On Paris 2024, part V

We wanted to see friends, celebrate a beautiful birthday girl, but just crossing the bridge proved impossible, and as the day went on more and more metro lines were cancelled. We could probably have found a way around all the barricades to get out of Paris, but the idea of trying to get back in the middle of all this seemed impossible. Instead, we went to Pick-Clops, an old favourite, for an afternoon apéro while we waited for the spectacle to begin. ‘Have you ever seen anything like this,' the waiter said to me. ‘There's nobody here.’ I hadn't thought of it, but could suddenly see all the empty tables.

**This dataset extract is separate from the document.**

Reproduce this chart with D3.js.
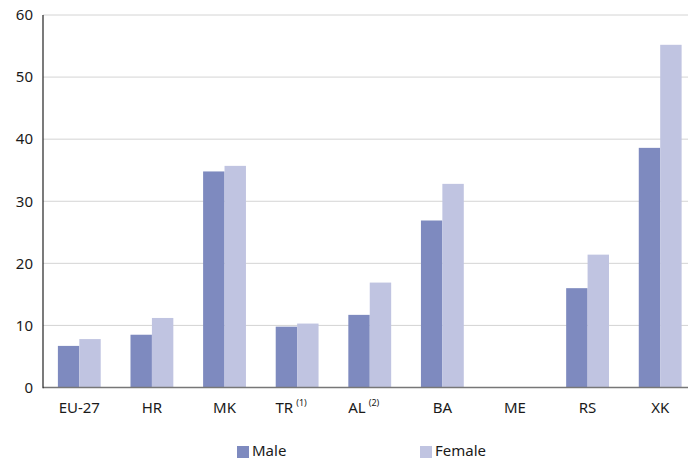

Normally at this time of day we would never get a space on the terrace. I know there are many in the city at the moment, but it seems they are all occupied at the various venues for the games.

At home we could hear the music and see the heart being blown over the city. My daughter saw the beautiful silver figure on horseback through the trees. We worried about the dancers slipping in the rain and the players getting sick from being in it. I was happy to see so many non-male performers and the children rescuing the torch from Zizou. I still think of the little boy holding the torch. And I was moved to see the Palestinian players. How can we not have a ceasefire in all countries during these World Games? Juliette Armanet even sang Imagine as a call for peace. She is a national treasure and her cover of Piaf's Non je ne regrette rien for a Dior campaign was such a beautiful surprise version of a song I have heard almost too many times.

And then Piaf and Céline. The Dion fever in the city is high, I was so impressed by a man wearing a homemade T-shirt with the singer's surname made up of the rings of the Olympic logo that I didn't think to document it. Piaf wrote Hymne à l'amour in 1949, while thinking of the man she loved, the boxer Marcel Cerdan. This version by Dion was even more intense than when she sang it at the AMA nine days after the Paris November attacks. The reminder of that performance makes me wonder how Parisians are coping with the intense surveillance during the JO, when many have been in a constant state of hyper-vigilance since 2015.

It is still raining the day after the ceremony. I'm at the Louvre for a research project, and I sneak into the room with the Mona Lisa. Getting a really good shot of that special smile, without stomping on anyone's feet or insulting the guides, could possibly be an Olympic genre in itself. I wonder about the other paintings in the room, do anyone ever get to see them? Since my last visit, someone has put up a sign in French, English and Spanish urging the public to be kind to the staff. I think of those poor guides who had to deal with people who fight with them just to get through. There must be many possible stories in this room, a photo-novel could be made, but first I must see the Olympic flame in the Tuileries garden.

The rain is even heavier when I get back outside. I stand under a tree and try to get a picture of the big balloon with the tower in the background, but my mju goes on strike. I ask in a shop across the street if they know of any analogue photo shops in the area and am told that no one works with film anymore. But in the country so proud of having discovered photography, some still do, I do find a small shop with a long queue outside. We are many dinosaurs still in love with negatives and I feel at home meeting the nicest staff who fix the camera and ask for nothing in return. The rain even stop after this visit. This must mean something.

The feeling of la vie en rose comes to an abrupt end when a very tired waiter throws a menu at me as I find a table in a run-down bistro. I want to stop the three tourists next to me, on their first trip to Paris, from asking the waiter how to pronounce Burgundy in French. When they repeat it, the waiter sighs and tells them they are saying it wrong. ‘You pronounce it as bourguignon, which is a stew, as we all should know,’ he says, walking away without taking their order, and I decide not to interfere, they are on their own.

These texts relating to Paris 2024 are a work in progress.